Martinez has set high goals for himself this season.
“The goal is to land two triple Axels in the free skate and to learn a quad,” he announced.
“My ultimate dream is to win an Olympic medal for the Philippines,” he added.
Although figure skating is an unusual sport in his country, the athlete feels that he gets recognition by people at home.
“Whenever they see me on the ice, they are fascinated with the moves, the jumps and spins that I can do,” he said.
In skating, Martinez looks up to Patrick Chan, however, off the ice, his mother is his idol.
“She is a single parent, yet she managed to give us all a good life,” he shared. “If not for her persistence and dedication, I could have not done what I have accomplished in figure skating in such a very short time.”
In addition to being proud of his mother, Martinez is also proud of his heritage.

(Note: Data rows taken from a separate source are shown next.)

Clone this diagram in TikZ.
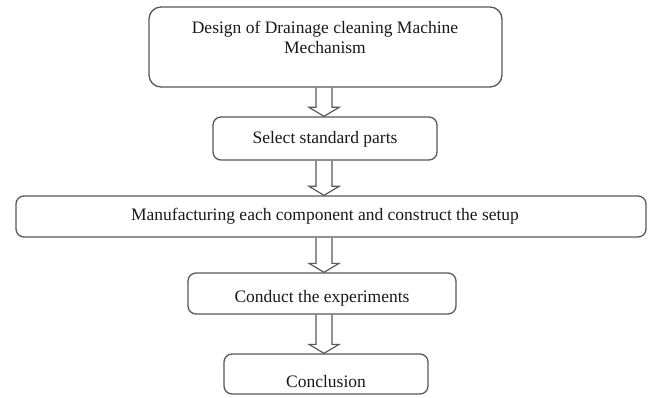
\documentclass[tikz,border=0pt]{standalone}
\usepackage{fontspec}
\setmainfont{Liberation Serif}
\usetikzlibrary{calc}
\newcommand\blockarrow[2]{%
  \draw[barrow] ($(#1.south -| ax)+(-8,0)$) -- ($(#2.north -| ax)+(-8,-9)$)
    -- ($(#2.north -| ax)+(-15,-9)$) -- (#2.north -| ax)
    -- ($(#2.north -| ax)+(15,-9)$) -- ($(#2.north -| ax)+(8,-9)$)
    -- ($(#1.south -| ax)+(8,0)$);}
\begin{document}
\begin{tikzpicture}[x=1pt,y=-1pt,
  box/.style={draw=black!65, line width=1.3pt, rounded corners=8pt, inner sep=0pt},
  txt/.style={font=\fontsize{17.5}{20}\selectfont, inner sep=0pt, align=center, text=black!90},
  barrow/.style={draw=black!65, line width=1.2pt, line join=miter}]
\useasboundingbox[fill=white] (0,0) rectangle (650,398);
\coordinate (ax) at (324,0);
\node[box, rounded corners=12pt, minimum width=353pt, minimum height=80pt] (b1) at (325.5,47) {};
\node[box, minimum width=224pt, minimum height=43pt] (b2) at (325,138.5) {};
\node[box, minimum width=630pt, minimum height=41pt] (b3) at (331,216.5) {};
\node[box, minimum width=268pt, minimum height=41pt] (b4) at (322,293.5) {};
\node[box, minimum width=204pt, minimum height=40pt] (b5) at (326,374) {};
\node[txt] (t1) at (325,37.5) {Design of Drainage cleaning Machine\\Mechanism};
\node[txt] (t2) at (325,139) {Select standard parts};
\node[txt] (t3) at (325,216) {Manufacturing each component and construct the setup};
\node[txt] (t4) at (322,298) {Conduct the experiments};
\node[txt] (t5) at (326,382) {Conclusion};
\blockarrow{b1}{b2}
\blockarrow{b2}{b3}
\blockarrow{b3}{b4}
\blockarrow{b4}{b5}
\end{tikzpicture}
\end{document}
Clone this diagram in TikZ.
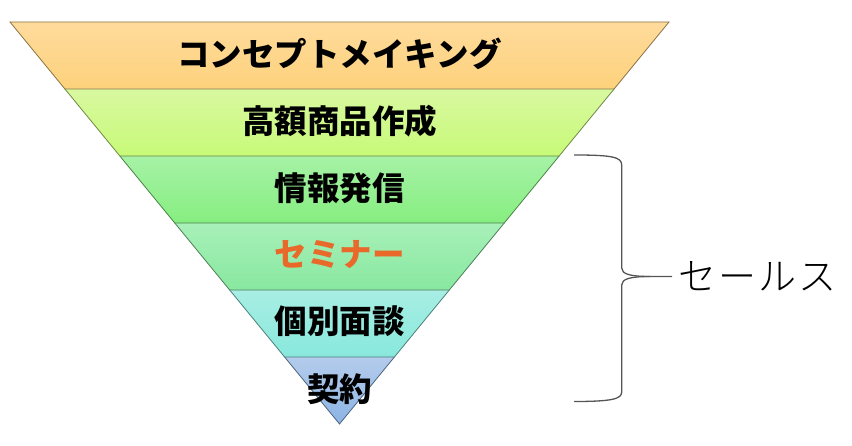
\documentclass[tikz,border=0pt]{standalone}
\usepackage{fontspec}
\setmainfont{Noto Sans CJK JP}[BoldFont={Noto Sans CJK JP Black}]
\newfontfamily\lightjp{Noto Sans CJK JP Light}
\usetikzlibrary{calc}
\definecolor{cAt}{HTML}{FFDB9C}\definecolor{cAb}{HTML}{FDD27C}
\definecolor{cBt}{HTML}{D8F8A0}\definecolor{cBb}{HTML}{C8FA78}
\definecolor{cCt}{HTML}{A6F2A6}\definecolor{cCb}{HTML}{86EE80}
\definecolor{cDt}{HTML}{A8F0B8}\definecolor{cDb}{HTML}{88E8A0}
\definecolor{cEt}{HTML}{A8EEE4}\definecolor{cEb}{HTML}{88E8DC}
\definecolor{cFt}{HTML}{B4CCEC}\definecolor{cFb}{HTML}{8CB4E4}
\definecolor{semi}{HTML}{E8692A}
\definecolor{braceline}{HTML}{555555}
\tikzset{
  bandlabel/.style={font=\bfseries\fontsize{32.5}{32.5}\selectfont, text=black, inner sep=0pt, anchor=center},
  bandedge/.style={line width=0.8pt},
  bracepath/.style={draw=braceline, line width=1.3pt},
}
\begin{document}
\begin{tikzpicture}[x=1pt,y=-1pt]
\useasboundingbox (0,0) rectangle (852,446);
\coordinate (L0) at (10,22);
\coordinate (R0) at (669,22);
\coordinate (A) at (339.5,424);
\foreach \i in {1,...,5}{
  \coordinate (L\i) at ($(L0)!\i/6!(A)$);
  \coordinate (R\i) at ($(R0)!\i/6!(A)$);
}
% bands
\shade[top color=cAt, bottom color=cAb] (L0) -- (R0) -- (R1) -- (L1) -- cycle;
\shade[top color=cBt, bottom color=cBb] (L1) -- (R1) -- (R2) -- (L2) -- cycle;
\shade[top color=cCt, bottom color=cCb] (L2) -- (R2) -- (R3) -- (L3) -- cycle;
\shade[top color=cDt, bottom color=cDb] (L3) -- (R3) -- (R4) -- (L4) -- cycle;
\shade[top color=cEt, bottom color=cEb] (L4) -- (R4) -- (R5) -- (L5) -- cycle;
\shade[top color=cFt, bottom color=cFb] (L5) -- (R5) -- (A) -- cycle;
\draw[bandedge, draw=cAb!55!black] (L0) -- (R0) -- (R1) -- (L1) -- cycle;
\draw[bandedge, draw=cBb!55!black] (R1) -- (R2) -- (L2) -- (L1);
\draw[bandedge, draw=cCb!55!black] (R2) -- (R3) -- (L3) -- (L2);
\draw[bandedge, draw=cDb!55!black] (R3) -- (R4) -- (L4) -- (L3);
\draw[bandedge, draw=cEb!55!black] (R4) -- (R5) -- (L5) -- (L4);
\draw[bandedge, draw=cFb!55!black] (R5) -- (A) -- (L5);
% labels
\node[bandlabel] (t1) at (339.5,54) {コンセプトメイキング};
\node[bandlabel] (t2) at (339.5,121) {高額商品作成};
\node[bandlabel] (t3) at (339.5,188) {情報発信};
\node[bandlabel, text=semi] (t4) at (339.5,255) {セミナー};
\node[bandlabel] (t5) at (339.5,321) {個別面談};
\node[bandlabel] (t6) at (339.5,389) {契約};
% brace
\coordinate (bT) at (574,155);
\coordinate (bB) at (574,401.5);
\coordinate (bM) at (672,276.5);
\path[bracepath] (bT) .. controls (612,155) and (621.7,157) .. (621.7,165)
  -- (621.7,268) .. controls (621.7,274) and (630,276.5) .. (650,276.5)
  -- (bM);
\path[bracepath] (650,276.5) .. controls (630,276.5) and (621.7,279) .. (621.7,285)
  -- (621.7,392) .. controls (621.7,399) and (612,401.5) .. (bB);
\node[font=\lightjp\fontsize{38}{38}\selectfont, anchor=west, inner sep=0pt] (sales) at (678,276.5) {セ\hspace{2pt}ー\hspace{2pt}ル\hspace{2pt}ス};
\end{tikzpicture}
\end{document}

“I can say that I am a truly “home grown talent” and that I can truly represent the Philippines being born and raised there and having started and skated in the Philippines. Not like other team members that come from another country to the Philippines just for a couple of days to compete during our national championships then leave immediately right after the competition.”
In April 2012, the skater suffered a severe injury, tearing ligaments in his knee.
“I was off the ice and could not jump for two months,” Martinez explained. “I had to re-learn my jumps again, which was so disappointing.”
Martinez’ doctor suggested to the skater that he discontinue the sport due to the injuries he had accrued over the years.
“Then I would start asking myself if what I’m doing is really worth it,” he said. “I had been out of regular school since 2008, and my time had been eaten up by skating and gym and competitions. I’ve learned many important lessons in life through the sport of figure skating, and one is to never give up.”
When asked what he wants people to say about him at the end of the 2012-13 season, Martinez gives a precise answer: “That I deserve to represent the Philippines in the 2014 Olympic Games.